So first the good news. The GCC printer first. This printer had been on the network for months and doing its stuff perfectly well. Then I upgraded to Snow Leopard and it disappeared. In this model - the GCC Elite XL 20/600 - you set the IP address as a static IP somewhere in the range that you are using. The printer had had the same static IP address for months. As part of the diagnostics around the problem I had checked the IP address and all the other settings multiple times. No other device was using that IP address or anything near it. All was well but still no printer.
Finally in one of those random and senseless acts I changed the IP address to another address in the range. Hey presto there was the printer, I could ping it, add it in the prefs and use it. There is no rational reason I can think of why this should have worked but hey, this is Snow Leopard. Still I now have a working printer.
The second breakthrough was with iSync. We have a Sony Ericsson W705a that we wanted to sync using iSync. We had been doing this under Leopard with no dramas. Snow Leopard said that it was a "non supported" phone or some similar language. I removed the Sony Ericsson plugins, downloaded them again (albeit the same version), installed them again and still nothing. I removed the phone from the "Phones" directory in the Library and then recreated it. I couldn't add the phone to iSync as a device. I searched the support discussions, restarted the computer, did everything I could think of. Then I stumbled on someone who had found that the permissions on the plugins directory were screwed up. So I went and had a look at that only to find that I had no permissions on that directory at all. I fixed that and that solved the problem. I could add and sync the phone!
Again this is a seemingly random event. I had been running these plugins under Leopard and syncing this phone. I had repaired permissions after each install of anything but for some reason under Snow Leopard these permissions were stuffed up. Thanks to the anonymous person who had worked this out.
That's the good over with. I've also had further improvement by doubling the RAM on my laptop. Even though Snow Leopard has a smaller disk footprint than Leopard (well done Apple) it appears to need more RAM. What had been a marginal but OK setup under 10.5.8 refused to run with any stability in Snow Leopard. That and 10.6.1 seem to have fixed a couple of the stability problems I was suffering.
Now the ugly. The very ugly actually. The Mail app is totally stuffed under Snow Leopard for me and a lot of others. There is a vast sea of questions and complaints on the Apple support forums. The main problem is that Mail downloads multiple copies of the same email. It appeared to be mainly POP accounts but unfortunately IMAP accounts are similarly affected. My first alert to this was when I came home one afternoon to find tens of thousands of emails in my inbox and my monthly data allowance totally blown. Because I need web access to my mail from time to time, I keep a copy on the server. This has been working OK with the Mail app for years. I've got around 7,500 emails in one account and it worked perfectly.
Not under Snow Leopard. Mail now downloads copy after copy. I had thought that IMAP solved the problem but I came downstairs this morning to find my laptop in the middle of downloading 13,500 new emails. None of course were new.

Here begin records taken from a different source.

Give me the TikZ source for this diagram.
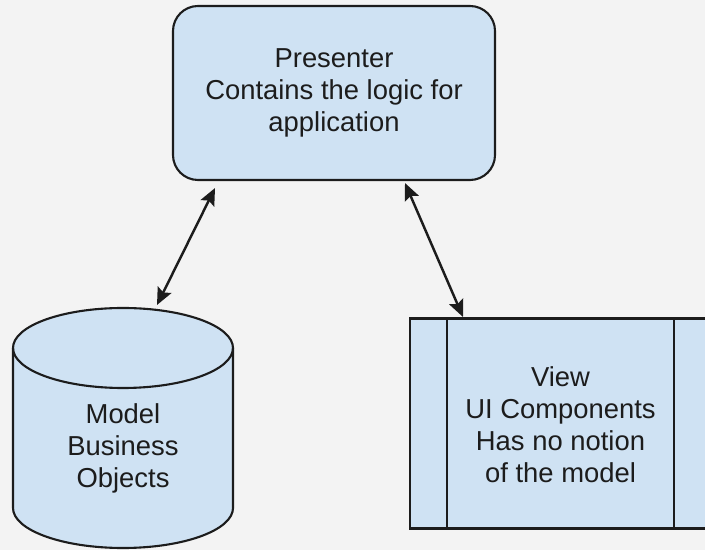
\documentclass[tikz,border=0pt]{standalone}
\usepackage{fontspec}
\setmainfont{Liberation Sans}
\usepackage{tikz}
\usetikzlibrary{arrows.meta, calc}
\definecolor{boxblue}{HTML}{CFE2F3}
\definecolor{bggray}{HTML}{F3F3F3}
\definecolor{ink}{HTML}{1C1C1C}

\begin{document}
\begin{tikzpicture}[x=0.02cm, y=0.02cm,
  part/.style={draw=ink, fill=boxblue, line width=1.2pt, text=ink, align=center,
    font=\fontsize{15.6}{18.2}\selectfont, inner sep=0pt},
  link/.style={{Stealth[length=0.34cm, width=0.3cm, inset=0.06cm]}-{Stealth[length=0.34cm, width=0.3cm, inset=0.06cm]}, line width=1.4pt, draw=ink}]
\useasboundingbox (0,0) rectangle (705,550);
\fill[bggray] (0,0) rectangle (705,550);
\clip (0,0) rectangle (705,550);

\node[part, rounded corners=0.5cm, minimum width=322*0.02cm, minimum height=174*0.02cm] (P) at (334,457)
  {Presenter\\Contains the logic for\\application};

% model cylinder
\filldraw[draw=ink, fill=boxblue, line width=1.2pt] (13,202) -- (13,42)
  arc[start angle=180, end angle=360, x radius=110, y radius=40] -- (233,202)
  arc[start angle=0, end angle=180, x radius=110, y radius=40] -- cycle;
\draw[draw=ink, line width=1.2pt] (13,202) arc[start angle=180, end angle=360, x radius=110, y radius=40];
\node[text=ink, align=center, font=\fontsize{15.6}{18.2}\selectfont] (M) at (123,102) {Model\\Business\\Objects};
\coordinate (Mtop) at (157,245);

\node[part, minimum width=301*0.02cm, minimum height=210*0.02cm] (V) at (560.5,126.5) {};
\draw[draw=ink, line width=1.2pt] ($(V.north west)+(38,0)$) -- ($(V.south west)+(38,0)$);
\draw[draw=ink, line width=1.2pt] ($(V.north east)+(-38,0)$) -- ($(V.south east)+(-38,0)$);
\node[text=ink, align=center, font=\fontsize{15.6}{18.2}\selectfont] (Vt) at (560.5,125)
  {View\\UI Components\\Has no notion\\of the model};
\coordinate (Vtop) at (463,233);

\draw[link] ($(P.south)+(-119,-7)$) -- (Mtop);
\draw[link] ($(P.south)+(71,-2)$) -- (Vtop);
\end{tikzpicture}
\end{document}
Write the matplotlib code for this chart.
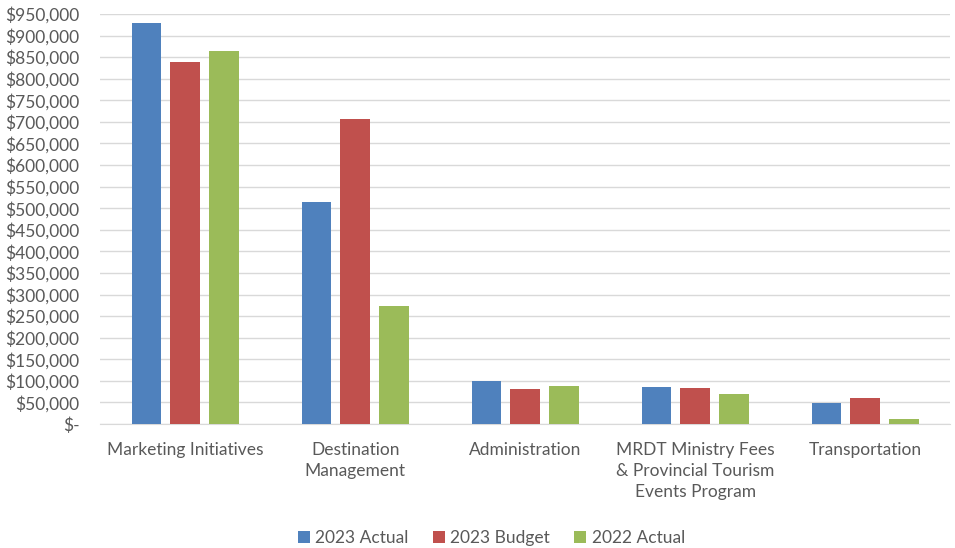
import numpy as np
import matplotlib
matplotlib.use('Agg')
import matplotlib.pyplot as plt
from matplotlib.ticker import FuncFormatter, MultipleLocator

# --- Data ---
CATEGORIES = [
    'Marketing Initiatives',
    'Destination\nManagement',
    'Administration',
    'MRDT Ministry Fees\n& Provincial Tourism\nEvents Program',
    'Transportation',
]
ACTUAL_2023 = [928000, 514000, 100000, 86000, 49000]
BUDGET_2023 = [839000, 707000, 82000, 84000, 60000]
ACTUAL_2022 = [864000, 274000, 87000, 70000, 12000]
SERIES_NAMES = ['2023 Actual', '2023 Budget', '2022 Actual']
COLORS = ['#4F81BD', '#C0504D', '#9BBB59']

TEXT_COLOR = '#595959'
GRID_COLOR = '#D9D9D9'

plt.rcParams['font.family'] = ['Lato', 'DejaVu Sans']


def dollar_fmt(v, _pos):
    if v == 0:
        return '$-'
    return f'${v:,.0f}'


fig = plt.figure(figsize=(9.55, 5.48), dpi=100)
ax = fig.add_axes([0.105, 0.2263, 0.89, 0.7482])

x = np.arange(len(CATEGORIES))
offset = 0.229
width = 0.174
for i, (vals, name, col) in enumerate(zip([ACTUAL_2023, BUDGET_2023, ACTUAL_2022], SERIES_NAMES, COLORS)):
    ax.bar(x + (i - 1) * offset, vals, width=width, color=col, label=name, zorder=3)

ax.set_xlim(-0.5, len(CATEGORIES) - 0.5)
ax.set_ylim(0, 950000)
ax.yaxis.set_major_locator(MultipleLocator(50000))
ax.yaxis.set_major_formatter(FuncFormatter(dollar_fmt))
ax.grid(axis='y', color=GRID_COLOR, linewidth=1, zorder=0)

for s in ['top', 'right', 'left']:
    ax.spines[s].set_visible(False)
ax.spines['bottom'].set_color(GRID_COLOR)

ax.set_xticks(x)
ax.set_xticklabels(CATEGORIES, fontsize=12.5, color=TEXT_COLOR, linespacing=1.4, va='top')
ax.tick_params(axis='x', length=0, pad=13)
ax.tick_params(axis='y', length=0, pad=15, labelsize=12.5, labelcolor=TEXT_COLOR)

ax.legend(loc='lower center', bbox_to_anchor=(0.46, -0.335), ncol=3, frameon=False,
          fontsize=12.5, labelcolor=TEXT_COLOR, handlelength=0.7, handleheight=0.7,
          handletextpad=0.3, columnspacing=1.4)

fig.savefig('out.png', dpi=100)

I've done the whole bit, deleted accounts and created them again from scratch. Created new IMAP accounts, removed the POP accounts...on and on and on. I'm amongst friends though, many people are getting increasingly angry about this and about Apple's total lack of public response. Are you alive Apple, do you care about your users?
It's now almost a month since I upgraded and I haven't had working email for most of that time. I'm relying on my iPhone which is great for a two line response but hopeless for a detailed email.
Apple: you only have to get two things right - the browser and the mail app. We can live with anything else. All you have to do is fix Mail NOW and sit around a table with Adobe and fix the Flash plugin for Safari and our lives will return to near normal.